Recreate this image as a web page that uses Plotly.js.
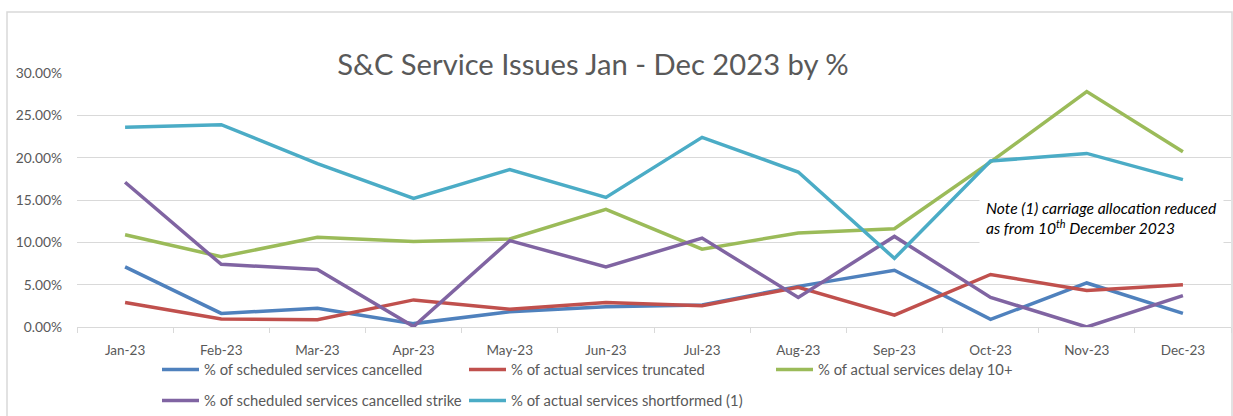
<!DOCTYPE html>
<html>
<head>
<meta charset="utf-8">
<script src="https://cdn.plot.ly/plotly-3.0.1.min.js"></script>
<style>html,body{margin:0;padding:0;background:#fff;}#chart{width:1233px;height:416px;}</style>
</head>
<body>
<div id="chart"></div>
<script>
const months = ['Jan-23','Feb-23','Mar-23','Apr-23','May-23','Jun-23','Jul-23','Aug-23','Sep-23','Oct-23','Nov-23','Dec-23'];
const cancelled   = [7.1, 1.6, 2.2, 0.4, 1.8, 2.4, 2.6, 4.8, 6.7, 0.9, 5.2, 1.6];
const truncated   = [2.9, 0.95, 0.85, 3.2, 2.1, 2.9, 2.5, 4.7, 1.4, 6.2, 4.3, 5.0];
const delay10     = [10.9, 8.3, 10.6, 10.1, 10.4, 13.9, 9.2, 11.1, 11.6, 19.5, 27.8, 20.7];
const strike      = [17.1, 7.4, 6.8, 0.05, 10.2, 7.1, 10.5, 3.5, 10.7, 3.5, 0.0, 3.7];
const shortformed = [23.6, 23.9, 19.3, 15.2, 18.6, 15.3, 22.4, 18.3, 8.1, 19.6, 20.5, 17.4];

const names = ['% of scheduled services cancelled','% of actual services truncated','% of actual services delay 10+','% of scheduled services cancelled strike','% of actual services shortformed (1)'];
const series = [cancelled, truncated, delay10, strike, shortformed];
const colors = ['#4F81BD','#C0504D','#9BBB59','#8064A2','#4BACC6'];
const legendOf = ['legend','legend','legend','legend2','legend2'];

const traces = series.map((s,i)=>({
  type:'scatter', mode:'lines', x: months, y: s, name: names[i],
  line:{color:colors[i], width:3.5}, legend: legendOf[i], hoverinfo:'none'
}));

const font = 'Lato, "Liberation Sans", sans-serif';
const W = 1233, H = 416;
const legendCommon = {orientation:'h', xref:'container', yref:'container', x:157/W, xanchor:'left', yanchor:'middle',
          entrywidth:255, entrywidthmode:'pixels', itemwidth:37, font:{size:14.8, color:'#595959'}, bgcolor:'rgba(0,0,0,0)'};
const layout = {
  width: W, height: H,
  margin:{l:77, r:2, t:73, b:89},
  paper_bgcolor:'#fff', plot_bgcolor:'#fff',
  font:{family:font, color:'#595959', size:13},
  title:{text:'S&amp;C Service Issues Jan - Dec 2023 by %', font:{family:font, size:29.2, color:'#595959'},
         xref:'container', yref:'container', x:593/W, xanchor:'center', y:1-65/H, yanchor:'middle'},
  xaxis:{type:'category', range:[-0.5,11.5], showgrid:false, showline:true, linecolor:'#d9d9d9', linewidth:1,
         ticks:'outside', tickson:'boundaries', ticklen:5, tickcolor:'#d9d9d9', tickfont:{size:13.5, color:'#595959'},
         ticklabelstandoff:11, zeroline:false, fixedrange:true},
  yaxis:{range:[0,30], dtick:5, tickformat:'.2f', ticksuffix:'%', showgrid:true, gridcolor:'#d9d9d9', gridwidth:1,
         zeroline:false, showline:false, tickfont:{size:13.8, color:'#595959'}, ticklabelstandoff:14, fixedrange:true},
  legend:Object.assign({}, legendCommon, {y:1-370/H}),
  legend2:Object.assign({}, legendCommon, {y:1-401/H}),
  showlegend:true,
  annotations:[{
    text:'<i>Note (1) carriage allocation reduced<br>as from 10<sup>th</sup> December 2023</i>',
    xref:'paper', yref:'paper', x:(979-77)/1154, xanchor:'left', y:(327-192)/254, yanchor:'top',
    showarrow:false, align:'left', bgcolor:'#ffffff', borderpad:6,
    font:{family:font, size:15.6, color:'#000000'}
  }],
  shapes:[{type:'rect', xref:'paper', yref:'paper',
    x0:(7-77)/1154, x1:(1232-77)/1154, y0:(327-430)/254, y1:(327-12)/254,
    line:{color:'#d9d9d9', width:1.5}, fillcolor:'rgba(0,0,0,0)', layer:'below'}]
};
Plotly.newPlot('chart', traces, layout, {staticPlot:true, displayModeBar:false});
</script>
</body>
</html>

::::::

Goal:
Repeat the material above in full and exactly, apart from the pictures.

Solution for this problem:
Recreate this image as a web page that uses Plotly.js.
<!DOCTYPE html>
<html>
<head>
<meta charset="utf-8">
<script src="https://cdn.plot.ly/plotly-3.0.1.min.js"></script>
<style>html,body{margin:0;padding:0;background:#fff;}#chart{width:1233px;height:416px;}</style>
</head>
<body>
<div id="chart"></div>
<script>
const months = ['Jan-23','Feb-23','Mar-23','Apr-23','May-23','Jun-23','Jul-23','Aug-23','Sep-23','Oct-23','Nov-23','Dec-23'];
const cancelled   = [7.1, 1.6, 2.2, 0.4, 1.8, 2.4, 2.6, 4.8, 6.7, 0.9, 5.2, 1.6];
const truncated   = [2.9, 0.95, 0.85, 3.2, 2.1, 2.9, 2.5, 4.7, 1.4, 6.2, 4.3, 5.0];
const delay10     = [10.9, 8.3, 10.6, 10.1, 10.4, 13.9, 9.2, 11.1, 11.6, 19.5, 27.8, 20.7];
const strike      = [17.1, 7.4, 6.8, 0.05, 10.2, 7.1, 10.5, 3.5, 10.7, 3.5, 0.0, 3.7];
const shortformed = [23.6, 23.9, 19.3, 15.2, 18.6, 15.3, 22.4, 18.3, 8.1, 19.6, 20.5, 17.4];

const names = ['% of scheduled services cancelled','% of actual services truncated','% of actual services delay 10+','% of scheduled services cancelled strike','% of actual services shortformed (1)'];
const series = [cancelled, truncated, delay10, strike, shortformed];
const colors = ['#4F81BD','#C0504D','#9BBB59','#8064A2','#4BACC6'];
const legendOf = ['legend','legend','legend','legend2','legend2'];

const traces = series.map((s,i)=>({
  type:'scatter', mode:'lines', x: months, y: s, name: names[i],
  line:{color:colors[i], width:3.5}, legend: legendOf[i], hoverinfo:'none'
}));

const font = 'Lato, "Liberation Sans", sans-serif';
const W = 1233, H = 416;
const legendCommon = {orientation:'h', xref:'container', yref:'container', x:157/W, xanchor:'left', yanchor:'middle',
          entrywidth:255, entrywidthmode:'pixels', itemwidth:37, font:{size:14.8, color:'#595959'}, bgcolor:'rgba(0,0,0,0)'};
const layout = {
  width: W, height: H,
  margin:{l:77, r:2, t:73, b:89},
  paper_bgcolor:'#fff', plot_bgcolor:'#fff',
  font:{family:font, color:'#595959', size:13},
  title:{text:'S&amp;C Service Issues Jan - Dec 2023 by %', font:{family:font, size:29.2, color:'#595959'},
         xref:'container', yref:'container', x:593/W, xanchor:'center', y:1-65/H, yanchor:'middle'},
  xaxis:{type:'category', range:[-0.5,11.5], showgrid:false, showline:true, linecolor:'#d9d9d9', linewidth:1,
         ticks:'outside', tickson:'boundaries', ticklen:5, tickcolor:'#d9d9d9', tickfont:{size:13.5, color:'#595959'},
         ticklabelstandoff:11, zeroline:false, fixedrange:true},
  yaxis:{range:[0,30], dtick:5, tickformat:'.2f', ticksuffix:'%', showgrid:true, gridcolor:'#d9d9d9', gridwidth:1,
         zeroline:false, showline:false, tickfont:{size:13.8, color:'#595959'}, ticklabelstandoff:14, fixedrange:true},
  legend:Object.assign({}, legendCommon, {y:1-370/H}),
  legend2:Object.assign({}, legendCommon, {y:1-401/H}),
  showlegend:true,
  annotations:[{
    text:'<i>Note (1) carriage allocation reduced<br>as from 10<sup>th</sup> December 2023</i>',
    xref:'paper', yref:'paper', x:(979-77)/1154, xanchor:'left', y:(327-192)/254, yanchor:'top',
    showarrow:false, align:'left', bgcolor:'#ffffff', borderpad:6,
    font:{family:font, size:15.6, color:'#000000'}
  }],
  shapes:[{type:'rect', xref:'paper', yref:'paper',
    x0:(7-77)/1154, x1:(1232-77)/1154, y0:(327-430)/254, y1:(327-12)/254,
    line:{color:'#d9d9d9', width:1.5}, fillcolor:'rgba(0,0,0,0)', layer:'below'}]
};
Plotly.newPlot('chart', traces, layout, {staticPlot:true, displayModeBar:false});
</script>
</body>
</html>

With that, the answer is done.